Home

Awesome

Reinforced Regressinal and Conditional GAN: RRCGAN

Submitted to Digital Discovery.

PEP8

RRCGAN is a deep generative model using a Generative Adversarial Network (GAN) combined with a Regressor to generate molecules with targeted properties. It is purely run in Python. Using GPU is necessary, otherwise running the code takes a lot!

Overview

RRCGAN is a generative GAN model designed to generate small molecules with targeted properties. RRCGAN, a generative deep learning model, has been built in Keras from Tensorflow that can easily installed on personal computers. Having a GPU is recommended to accelerate each epochs of learning. The packages used in RRCGAN can be installed on all major platforms (e.g. BSD, GNU/Linux, OS X, Windows).

System Requirements

Hardware requirements

RRCGAN requires only a standard computer with GPU and enough RAM. The allocated ram of the GPU is also critical in running the code to keep the large matrices used in the training process. A GPU unit with 12GB of ram is suggested.

Software requirements

Python Dependencies

RRCGAN mainly depends on the Python scientific stack, Keras form Tensorflow, and chemistry tools chainer chemistry and RDKit.

numpy
scipy
scikit-learn
pandas
seaborn
sklearn
tensorflow
matplotlib
chainer chemistry
RDKit

Installation Guide:

The only challenge for running the model is to set up the Tensorflow-gpu. One should install specific version of Tensorflow and Nvidia drivers to make it work. The necessary packages and the built conda environment used is mentioned in environment.yml. Installing the whole packages and running Tensorflow-gpu may take 30-60 minutes. The following NVIDIA software are required for GPU support. • NVIDIA GPU drivers version 450.80.02 or higher. • CUDA® Toolkit 11.8. • cuDNN SDK 8.6.0. For installation, one needs to install the packages in the order. So, Nvidial GPU needs to be installed first. More information can be found in Tensorflow website (https://www.tensorflow.org/install/pip) We also motivates a reader to visit (https://stackoverflow.com/questions/50622525/which-tensorflow-and-cuda-version-combinations-are-compatible) to read more details for installing the versions for Tensorflow-gpu.

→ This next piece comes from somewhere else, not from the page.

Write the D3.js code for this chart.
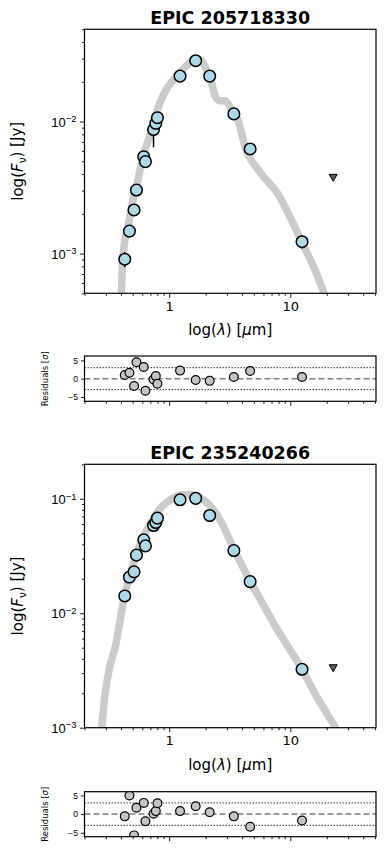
<!DOCTYPE html>
<html>
<head>
<meta charset="utf-8">
<script src="https://cdn.jsdelivr.net/npm/d3@7"></script>
<style>
  body { margin: 0; background: #fff; }
  svg { display: block; font-family: "DejaVu Sans", sans-serif; }
</style>
</head>
<body>
<svg id="fig" width="392" height="850"></svg>
<script>
// photometry wavelengths (micron), shared by both stars
const wave = [0.43, 0.47, 0.513, 0.537, 0.617, 0.637, 0.743, 0.776, 0.80, 1.23, 1.655, 2.16, 3.42, 4.66, 12.5];

// EPIC 205718330
const fluxA = [0.000906, 0.00148, 0.00214, 0.00303, 0.00542, 0.00497, 0.0087, 0.0097, 0.0107, 0.0221, 0.0289, 0.0221, 0.01143, 0.0062, 0.00123];
const errA = [0.00012, 0.00006, 0.00008, 0.0001, 0.0002, 0.0002, 0.0023, 0.0003, 0.0003, 0.0005, 0.0006, 0.0005, 0.0003, 0.0002, 0.00014];
const limitA = { wave: 22.6, flux: 0.00378 };
const residA = [1.0, 1.6, -2.0, 4.5, 3.2, -3.3, -0.2, 0.7, -1.4, 2.2, -0.35, -0.6, 0.45, 2.1, 0.45];
const modelWaveA = [0.398, 0.413, 0.430, 0.455, 0.482, 0.511, 0.551, 0.583, 0.629, 0.679, 0.719, 0.761, 0.806, 0.870, 0.957, 1.073, 1.227, 1.429, 1.664, 1.832, 2.014, 2.215, 2.39, 2.58, 2.89, 3.24, 3.71, 4.32, 5.13, 6.21, 7.80, 10.0, 12.8, 16.4, 19.1, 20.7];
const modelFluxA = [3.67e-4, 8.5e-4, 1.25e-3, 1.54e-3, 2.11e-3, 2.74e-3, 3.56e-3, 4.63e-3, 6.03e-3, 7.43e-3, 8.85e-3, 1.054e-2, 1.256e-2, 1.50e-2, 1.78e-2, 2.05e-2, 2.36e-2, 2.71e-2, 3.01e-2, 2.91e-2, 2.52e-2, 2.05e-2, 1.57e-2, 1.44e-2, 1.44e-2, 1.26e-2, 1.02e-2, 6.03e-3, 4.63e-3, 3.69e-3, 2.89e-3, 1.87e-3, 1.16e-3, 7.13e-4, 4.94e-4, 4.01e-4];

// EPIC 235240266
const fluxB = [0.01416, 0.0207, 0.023, 0.0322, 0.0438, 0.0388, 0.0584, 0.062, 0.0678, 0.098, 0.1007, 0.0714, 0.0353, 0.0189, 0.00324];
const errB = [0.0005, 0.0006, 0.0006, 0.0008, 0.001, 0.001, 0.0015, 0.0015, 0.0015, 0.002, 0.002, 0.0015, 0.0008, 0.0004, 0.0001];
const limitB = { wave: 22.6, flux: 0.00334 };
const residB = [-0.6, 5.0, -5.7, 1.7, 3.0, -1.9, 0.1, 0.8, 2.9, 0.8, 2.1, 0.5, -0.6, -3.4, -1.7];
const modelWaveB = [0.2666, 0.2769, 0.2934, 0.3227, 0.3617, 0.3904, 0.4213, 0.4636, 0.5196, 0.5829, 0.666, 0.7612, 0.8867, 1.053, 1.274, 1.542, 1.866, 2.259, 2.733, 3.436, 4.663, 5.861, 7.511, 9.625, 12.33, 16.42, 20.64, 23.6, 24.98];
const modelFluxB = [7.79e-4, 1.012e-3, 1.852e-3, 3.39e-3, 5.28e-3, 8.23e-3, 1.307e-2, 1.956e-2, 2.926e-2, 4.12e-2, 5.57e-2, 7.10e-2, 8.69e-2, 0.100, 0.1084, 0.1084, 0.100, 8.34e-2, 6.04e-2, 3.58e-2, 1.917e-2, 1.231e-2, 7.74e-3, 5.07e-3, 3.32e-3, 1.890e-3, 1.263e-3, 9.92e-4, 8.44e-4];

const titles = ["EPIC 205718330", "EPIC 235240266"];
const xMajor = [1, 10];
const xMinor = [0.2, 0.3, 0.4, 0.5, 0.6, 0.7, 0.8, 0.9, 2, 3, 4, 5, 6, 7, 8, 9, 20, 30, 40, 50];
const residTicks = [-5, 0, 5];

const svg = d3.select("#fig");
const left = 84.5, right = 376;

const x = d3.scaleLog().domain([0.2, 51]).range([left, right]);

let clipId = 0;
function clipRect(top, bottom) {
  const id = "clip" + (clipId++);
  svg.append("clipPath").attr("id", id)
    .append("rect").attr("x", left).attr("y", top)
    .attr("width", right - left).attr("height", bottom - top);
  return "url(#" + id + ")";
}

function xAxis(g, bottom, labels) {
  g.append("g").attr("transform", `translate(0,${bottom})`)
    .call(d3.axisBottom(x).tickValues(xMinor).tickSize(2.5).tickFormat(""))
    .call(a => a.select(".domain").remove());
  const maj = g.append("g").attr("transform", `translate(0,${bottom})`)
    .call(d3.axisBottom(x).tickValues(xMajor).tickSize(4.5).tickPadding(4)
      .tickFormat(labels ? d3.format("d") : ""))
    .call(a => a.select(".domain").remove());
  maj.selectAll("text").attr("font-size", 13).attr("fill", "#000")
    .attr("font-family", "DejaVu Sans");
  g.selectAll(".tick line").attr("stroke", "#000").attr("stroke-width", 0.9);
}

function frame(g, top, bottom) {
  g.append("rect").attr("x", left).attr("y", top)
    .attr("width", right - left).attr("height", bottom - top)
    .attr("fill", "none").attr("stroke", "#000").attr("stroke-width", 1.2);
}

function mainPanel(cfg) {
  const g = svg.append("g");
  const y = d3.scaleLog().domain(cfg.ydom).range([cfg.bottom, cfg.top]);
  const clip = clipRect(cfg.top, cfg.bottom);

  // title
  g.append("text").attr("x", (left + right) / 2).attr("y", cfg.top - 5)
    .attr("text-anchor", "middle").attr("font-size", 17.5).attr("font-weight", "bold")
    .text(cfg.title);

  // model SED
  const line = d3.line().x(d => x(d[0])).y(d => y(d[1])).curve(d3.curveMonotoneX);
  g.append("path").attr("clip-path", clip)
    .attr("d", line(d3.zip(cfg.mWave, cfg.mFlux)))
    .attr("fill", "none").attr("stroke", "#cbcbcb").attr("stroke-width", 7.5)
    .attr("stroke-linejoin", "round");

  const pts = wave.map((w, i) => ({ w, f: cfg.flux[i], e: cfg.err[i] }));
  const pg = g.append("g").attr("clip-path", clip);
  pg.selectAll("line.err").data(pts).join("line")
    .attr("x1", d => x(d.w)).attr("x2", d => x(d.w))
    .attr("y1", d => y(d.f - d.e)).attr("y2", d => y(d.f + d.e))
    .attr("stroke", "#000").attr("stroke-width", 1.5);
  pg.selectAll("circle").data(pts).join("circle")
    .attr("cx", d => x(d.w)).attr("cy", d => y(d.f)).attr("r", 5.8)
    .attr("fill", "#add8e6").attr("stroke", "#000").attr("stroke-width", 1.5);

  // upper limit
  const lx = x(cfg.limit.wave), ly = y(cfg.limit.flux);
  pg.append("path")
    .attr("d", `M${lx - 4},${ly - 3} L${lx + 4},${ly - 3} L${lx},${ly + 4} Z`)
    .attr("fill", "#5a5a5a").attr("stroke", "#000").attr("stroke-width", 1);

  frame(g, cfg.top, cfg.bottom);
  xAxis(g, cfg.bottom, true);

  // y ticks
  const [lo, hi] = cfg.ydom;
  const minor = [];
  for (let p = Math.floor(Math.log10(lo)); p <= Math.ceil(Math.log10(hi)); p++) {
    for (let k = 2; k <= 9; k++) {
      const v = k * Math.pow(10, p);
      if (v >= lo * 0.999 && v <= hi * 1.001) minor.push(v);
    }
  }
  g.append("g").attr("transform", `translate(${left},0)`)
    .call(d3.axisLeft(y).tickValues(minor).tickSize(2.5).tickFormat(""))
    .call(a => a.select(".domain").remove());
  const ya = g.append("g").attr("transform", `translate(${left},0)`)
    .call(d3.axisLeft(y).tickValues(cfg.yMajor).tickSize(4.5).tickFormat(""))
    .call(a => a.select(".domain").remove());
  ya.selectAll(".tick").each(function(d) {
    const t = d3.select(this).append("text").attr("x", -8).attr("dy", "0.35em")
      .attr("text-anchor", "end").attr("fill", "#000").attr("font-size", 13);
    t.append("tspan").text("10");
    t.append("tspan").attr("dy", "-0.45em").attr("font-size", 9.5)
      .text("\u2212" + Math.round(-Math.log10(d)));
  });
  g.selectAll(".tick line").attr("stroke", "#000").attr("stroke-width", 0.9);

  // labels
  const xl = g.append("text").attr("x", (left + right) / 2).attr("y", cfg.bottom + 42)
    .attr("text-anchor", "middle").attr("font-size", 15);
  xl.append("tspan").text("log(");
  xl.append("tspan").attr("font-style", "italic").text("\u03bb");
  xl.append("tspan").text(") [");
  xl.append("tspan").attr("font-style", "italic").text("\u03bc");
  xl.append("tspan").text("m]");

  const yl = g.append("text")
    .attr("transform", `translate(23,${(cfg.top + cfg.bottom) / 2}) rotate(-90)`)
    .attr("text-anchor", "middle").attr("font-size", 15);
  yl.append("tspan").text("log(");
  yl.append("tspan").attr("font-style", "italic").text("F");
  yl.append("tspan").attr("font-size", 10.5).attr("dy", "0.25em").text("\u03bd");
  yl.append("tspan").attr("dy", "-0.25em").text(") [Jy]");
}

function residPanel(cfg) {
  const g = svg.append("g");
  const y = d3.scaleLinear().domain(cfg.ydom).range([cfg.bottom, cfg.top]);
  const clip = clipRect(cfg.top, cfg.bottom);
  const rg = g.append("g").attr("clip-path", clip);

  rg.append("line").attr("x1", left).attr("x2", right)
    .attr("y1", y(0)).attr("y2", y(0))
    .attr("stroke", "#7f7f7f").attr("stroke-width", 1.5).attr("stroke-dasharray", "6,3");
  [3, -3].forEach(v => {
    rg.append("line").attr("x1", left).attr("x2", right)
      .attr("y1", y(v)).attr("y2", y(v))
      .attr("stroke", "#000").attr("stroke-width", 0.8).attr("stroke-dasharray", "1.5,1.5");
  });

  rg.selectAll("circle").data(wave.map((w, i) => [w, cfg.resid[i]])).join("circle")
    .attr("cx", d => x(d[0])).attr("cy", d => y(d[1])).attr("r", 4.4)
    .attr("fill", "#c4c4c4").attr("stroke", "#000").attr("stroke-width", 1.2);

  frame(g, cfg.top, cfg.bottom);
  xAxis(g, cfg.bottom, false);

  const ya = g.append("g").attr("transform", `translate(${left},0)`)
    .call(d3.axisLeft(y).tickValues(residTicks).tickSize(3.5).tickPadding(3)
      .tickFormat(d => d < 0 ? "\u2212" + (-d) : d))
    .call(a => a.select(".domain").remove());
  ya.selectAll("text").attr("font-size", 8.5).attr("fill", "#000");
  ya.selectAll(".tick line").attr("stroke", "#000").attr("stroke-width", 0.9);

  const yl = g.append("text")
    .attr("transform", `translate(48,${(cfg.top + cfg.bottom) / 2}) rotate(-90)`)
    .attr("text-anchor", "middle").attr("font-size", 8.5);
  yl.append("tspan").text("Residuals [");
  yl.append("tspan").attr("font-style", "italic").text("\u03c3");
  yl.append("tspan").text("]");
}

mainPanel({ title: titles[0], top: 29.3, bottom: 293.3, ydom: [5e-4, 5e-2], yMajor: [1e-3, 1e-2],
  flux: fluxA, err: errA, limit: limitA, mWave: modelWaveA, mFlux: modelFluxA });
residPanel({ top: 356, bottom: 401.3, ydom: [-6.2, 6.2], resid: residA });

mainPanel({ title: titles[1], top: 464.3, bottom: 727.7, ydom: [1e-3, 0.2], yMajor: [1e-3, 1e-2, 1e-1],
  flux: fluxB, err: errB, limit: limitB, mWave: modelWaveB, mFlux: modelFluxB });
residPanel({ top: 791.7, bottom: 836.7, ydom: [-6.05, 6.0], resid: residB });
</script>
</body>
</html>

We primarily used Lewis Cluster from University of Missouri-Columbia for running the code. The following is the information of a PC that was tested for running the Tensorflow on GPU. -GPU Nvidia RTX 2080 Super, Cuda version: 10.1, cuDNN: 7.6, Tensorflow: 2.11.0

Files Guidance

Main models

directory: ./model_regular:

contains codes for the Regular model.

  1. "preprocessing.ipynb" contains the code for reading the '.csv' files from PubChemQC library.
  2. "embedding_version_0_3.ipynb" contains encoder and decoder models.
  3. "Main_model_V01.ipynb" contains the code for Regressor and GAN models. After training the AE using "embedding_version_0_3.ipynb" file, the whole architecture should be trained here. After training, the file has a section for sample generation.

directory: ./model_transfer:

contains codes for the first iteration of Transferred model.

directory: ./model_transfer2:

contains codes for the second iteration of Transferred model.

Training data:

directory: ./data/trainingsets/train_regular_pubqc130K:

contains the 130K molecules downloaded from PubChemQC library.

directory: ./data/trainingsets/highgap_pubqc:

contains the molecules with >= 10 (eV) gap values from PubChemQC library.

directory: ./data/trainingsets/highgap_outliergen_trans1:

contains the molecules with >= 10 (eV) DFT-calculated gap values as outliers of generated samples using the Regular model.

directory: ./data/trainingsets/highgap_outliergen_trans2:

contains the molecules with >= 10.2 (eV) DFT-calculated gap values generated by the Transfer model iteration 1.

Samples of generated SMILES

directory: ./experiments

contains sample generation for each regular and transferred models.

directory: ./experiments/regular/*

contains generated samples that were used for figures such as latent space, distribution of structural features, and distribution of regular vs. two iterations of transferred models.

Shared functions

directory: ./utils

contains general functions that can be imported from all the directories.

Demo: directory: ./Demo

It contains all needed code for training a regular RRCGAN model. It can be trained on a batch of training samples of 20K samples very fast to show the training process. All the needed training samples with their saved SMILES and one-hot encoded matrices are saved in a ‘.pickle’ file inside ./Demo/training_20K/ directory.

License

This project is covered under the GNU General Public License v3.0. The details of the used License is in License file.